Aftermath


We call this exhibit Una Storia Segreta for two reasons: one, the country, including the government, has never fully acknowledged these events; two, many of the families involved have never wanted to talk about it. Many were humiliated by the treatment of spouses or relatives, and are still angry about it.

More than fifty years later, we are able to prepare this exhibit because of the persistence of a few researchers in probing government archives, and the forthright responses of the families who do want their stories told.

Photo of Joe Favazza and Joe Sollecito
Joe Favazza, left, and Joe Sollecito of the Italian Heritage Society of Monterey installing Una Storia Segreta in August 1994.
Aside from these sources, surprisingly little has been written. One of the excludees, Remo Bosia, published a book in 1971 about his experiences. In 1983 the report of the U.S. Commission on Wartime Relocation and Internment included a chapter on German Americans, mentioning Italians only to say that the Justice Department had interned 264 of them. More of the story was filled out with the publication in 1985 of John Christgau's book Enemies: World War II Alien Internment, about German Americans interned in North Dakota, and again in 1990 with Stephen Fox's The Unknown Internment: An Oral History of the Relocation of Italian Americans During World War II. Yet half a century later, the story remains incomplete. Some of the records remain classified, FBI files are censored, and requests for information can wait years for a response.

Recent attempts to obtain some redress for the wartime treatment do show signs of movement. At the 1992 California convention of the Sons of Italy, their Social Justice Commission passed a resolution requesting "full public disclosure of the injustices suffered by Italo-Americans during World War II, and . . . that apology be made not only to Americans of Italian ancestry, but to the nation as a whole." One man, S. H. Bianchini of Monterey, was responsible for bringing this matter to the attention of the Sons of Italy.

Unfortunately, the response to this resolution from the U.S. Department of Justice addressed only the fact that "a relatively small number of ethnic Germans and Italians received individual exclusion orders in contrast to the mass detention of Japanese Americans." Could it be that the current Department of Justice does not even know about the Army-initiated internments and evacuations? And, even if they know, do they not think it important to acknowledge the injustice done to thousands of Italians who had to evacuate their homes? In Canada, where Italian aliens were also interned, the government issued a public apology in 1990.

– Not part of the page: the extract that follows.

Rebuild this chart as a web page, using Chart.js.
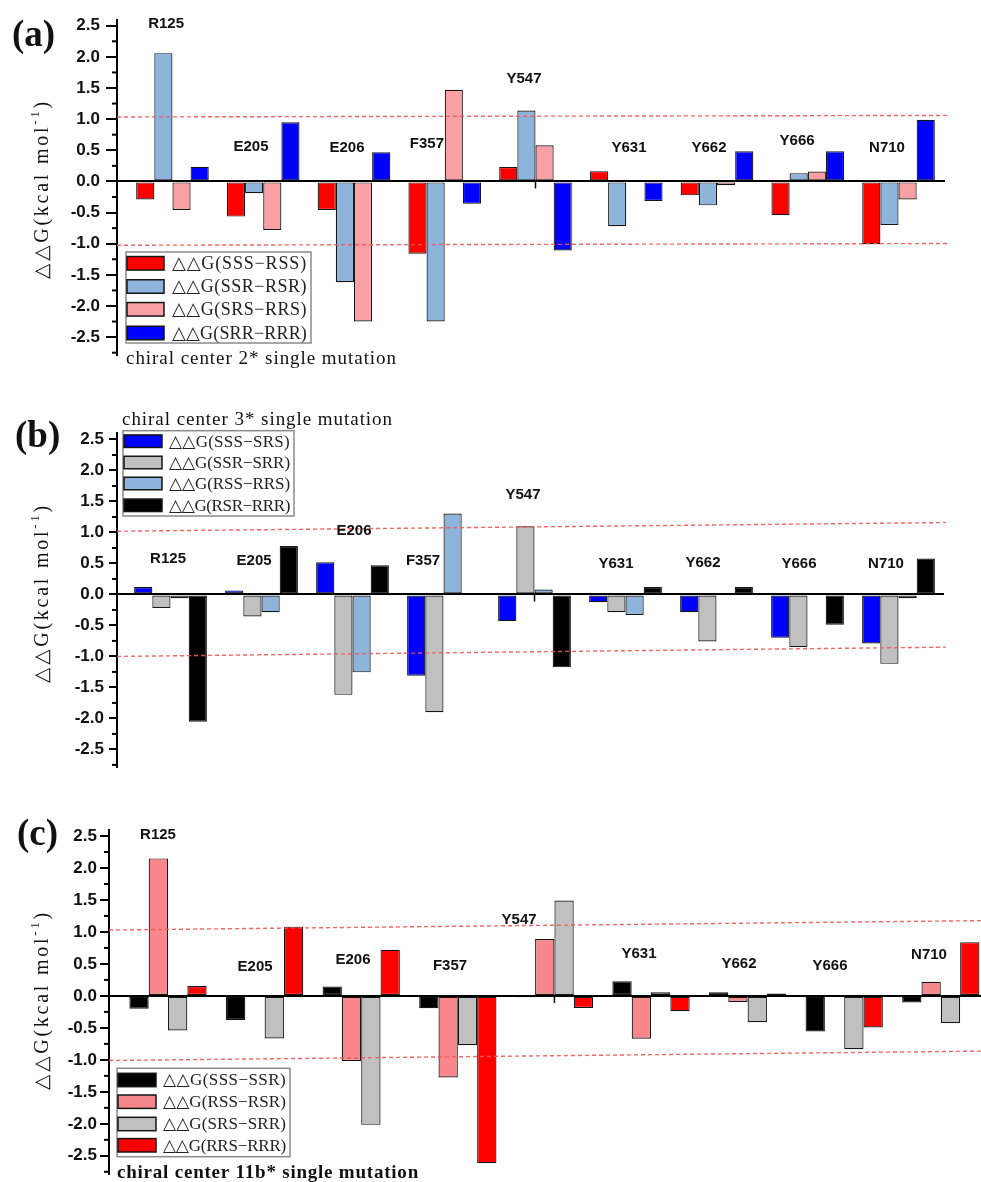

Panels commemorating Monterey Italian Americans affected by wartime restrictions
Panels commemorating Monterey Italian Americans affected by the wartime restrictions add previously unknown details to Una Storia Segreta.

A number of initiatives recently begun by other groups in this country also suggest that the time for an Italian American petition is at hand. Interned German Americans have taken their case to the courts. Also preparing a court case are the Japanese Peruvians who, though unjustly and illegally sent to the U.S. to be interned, were not included in the 1988 Civil Liberties Act granting apologies and reparations to the interned Japanese Americans.

That the authorities of the time suspected an injustice is clear. In the FBI files of some Italian internees, researchers have found copies of a July 1943 memo from Attorney General Francis Biddle, declaring his opinion that the Custodial Detention List was "invalid"; that the evidence used to declare an alien "dangerous" was inadequate because it lacked evidence of illegal actions; and that the episode was "a mistake that should be rectified for the future."

Nevertheless, whenever conflict between the U.S. and another country erupts, the talk of internment of the nationals involved flares once again. During the Cold War, it was the Russians; then it was the Cubans; and as recently as the 1990 Gulf War, Iraqi Americans were threatened with internment.

It is time America realized what is fundamental to its creed: to condemn one of us on the basis of our origins, national or otherwise, is to condemn us all.